Я приходил в мой родной Ботанический сад на Петроградскую сторону. Наша квартира была на первом этаже. Из-под ее окна в сумеречную мглу уходила аллея. Почти в окно били ветви китаиской яблони, плоды которой к осени становились красными как кровь. В пустом, по-петербургски далеком небе садились на ночлег птицы. Шумел голыми вершинами деревьев осенний парк Императорского Ботанического сада. С Невки, там, где когда-то была дача П. А. Столыпина, в сумерках иногда вскрикивали пароходы, тянувшие длинные тяжелые баржи с грузом…
Когда я остаюсь один, глядя на небо, особенно остро чувствую свое одиночество.
Открыл наугад страничку подаренной мне книги поэта древнего Китая.
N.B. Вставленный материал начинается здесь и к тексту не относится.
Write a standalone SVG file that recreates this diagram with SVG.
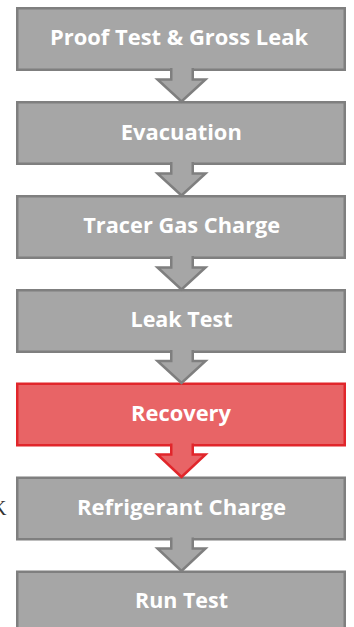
<svg xmlns="http://www.w3.org/2000/svg" width="354" height="627" viewBox="0 0 354 627">
<style>
.box{fill:#a6a6a6;stroke:#7f7f7f;stroke-width:2.5}
.arr{fill:#a6a6a6;stroke:#7f7f7f;stroke-width:2.5;stroke-linejoin:miter}
.red .box,.red.arr{fill:#e86466;stroke:#e1262b}
.lbl{font-family:"Open Sans","Noto Sans",sans-serif;font-weight:700;font-size:22px;fill:#ffffff;text-anchor:middle}
</style>
<rect width="354" height="627" fill="#ffffff"/>
<text x="-8" y="515" font-family="Liberation Serif, serif" font-size="20" fill="#333333">K</text>
<g id="n1"><rect class="box" x="17.25" y="8.25" width="327.5" height="61.5"/><text class="lbl" x="179" y="45" textLength="258" lengthAdjust="spacingAndGlyphs">Proof Test &amp; Gross Leak</text></g>
<g id="n2"><rect class="box" x="17.25" y="102.25" width="327.5" height="61.5"/><text class="lbl" x="181.3" y="140" textLength="121" lengthAdjust="spacingAndGlyphs">Evacuation</text></g>
<g id="n3"><rect class="box" x="17.25" y="196.25" width="327.5" height="61.5"/><text class="lbl" x="181.7" y="232.5" textLength="197" lengthAdjust="spacingAndGlyphs">Tracer Gas Charge</text></g>
<g id="n4"><rect class="box" x="17.25" y="290.25" width="327.5" height="61.5"/><text class="lbl" x="181.5" y="327" textLength="102" lengthAdjust="spacingAndGlyphs">Leak Test</text></g>
<g id="n5" class="red"><rect class="box" x="17.25" y="383.75" width="327.5" height="61.5"/><text class="lbl" x="181" y="421" textLength="100" lengthAdjust="spacingAndGlyphs">Recovery</text></g>
<g id="n6"><rect class="box" x="17.25" y="477.75" width="327.5" height="61.5"/><text class="lbl" x="181.5" y="515" textLength="209" lengthAdjust="spacingAndGlyphs">Refrigerant Charge</text></g>
<g id="n7"><rect class="box" x="17.25" y="571.75" width="327.5" height="61.5"/><text class="lbl" x="181.5" y="607.5" textLength="93" lengthAdjust="spacingAndGlyphs">Run Test</text></g>
<g id="connectors">
<path class="arr" d="M171.25,68 V79.5 H157.5 L181.5,101.5 L205.5,79.5 H192.75 V68"/>
<path class="arr" d="M171.25,162 V173.5 H157.5 L181.5,195.5 L205.5,173.5 H192.75 V162"/>
<path class="arr" d="M171.25,256 V267.5 H157.5 L181.5,289.5 L205.5,267.5 H192.75 V256"/>
<path class="arr" d="M171.25,350 V361 H157.5 L181.5,383 L205.5,361 H192.75 V350"/>
<path class="arr red" d="M171.25,443.5 V454.5 H157.5 L181.5,477 L205.5,454.5 H192.75 V443.5"/>
<path class="arr" d="M171.25,537.5 V548.5 H157.5 L181.5,571 L205.5,548.5 H192.75 V537.5"/>
</g>
</svg>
Прочел:
Я обнял подушку -
ни слова, ни звука, молчу.
А в спальне пустой
ни души, я один с тишиною.
Кто знает о том,
что весь день напролет я лежу?
Я вовсе не болен,
и спать мне не хочется тоже.
В комнате становится совсем темно. Лампу зажигать не хочется. В небе гаснет последний луч заката. С трудом разбираю в налетевшей темноте текст:
Осенние лебеди все пролетели,
но с ними мне не было писем.
Больной, покрываю я голову шелком,
с трудом выхожу за ворота.
Один поднимаюсь на старую башню.
Гляжу на восток и на север.
На запад склоняется солнце.
В печали стою я, пока не стемнеет.
Недавно умер мой дядя – Николай Николаевич Монтеверде. Моя бедная тетя Ася сразу постарела. В глазах ее светилась мука одиночества. Приходя из Академии усталый, выжитый как лимон я заставал тетю сидящей за ее любимым маленьким столиком из красного дерева. Она писала стихи, глядя на все те же колеблемые ветром деревья на фоне дождливого мглистого заката. Она куталась в шарф и долгим неподвижным взглядом смотрела в окно. Почувствовав, что я пришел, хоть я старался не нарушать тишину, начинала суетиться и звенеть посудой…
* * *
Вспоминая мою юность и людей, с которыми я общался в то время, должен отметить, что большинство из них были интеллигентами – в плохом и хорошем смысле этого слова. Мы жили силой сопротивления предложенным историческим условиям не Петербурга, а Ленинграда. В погоне за духовными ценностями мы были лишены главного: национального воспитания, понимания, какие исторические корни должны лежать в основе нашей жизни. Мы тянулись к свету, ощущая себя в тюрьме. Вот почему моей первой серьезной работой стала картина, посвященная поэту в тюрьме. Имя поэта – Юлиус Фучик. Его хлесткое название книги "Репортаж с петлей на шее" было созвучно моему ощущению, что меня будто стягивает петля советской действительности. Да и тема эта – поэт в тюрьме – была основополагающей в моей работе над картиной. Гениальное произведение Листа "Торквато Тассо" сопутствовало мне в этой работе. Одновременно меня мучил образ Джордано Бруно, глядящего в ночное небо. "Кто дух зажег, кто дал мне легкость крыльев", – писал он в одном из своих сонетов."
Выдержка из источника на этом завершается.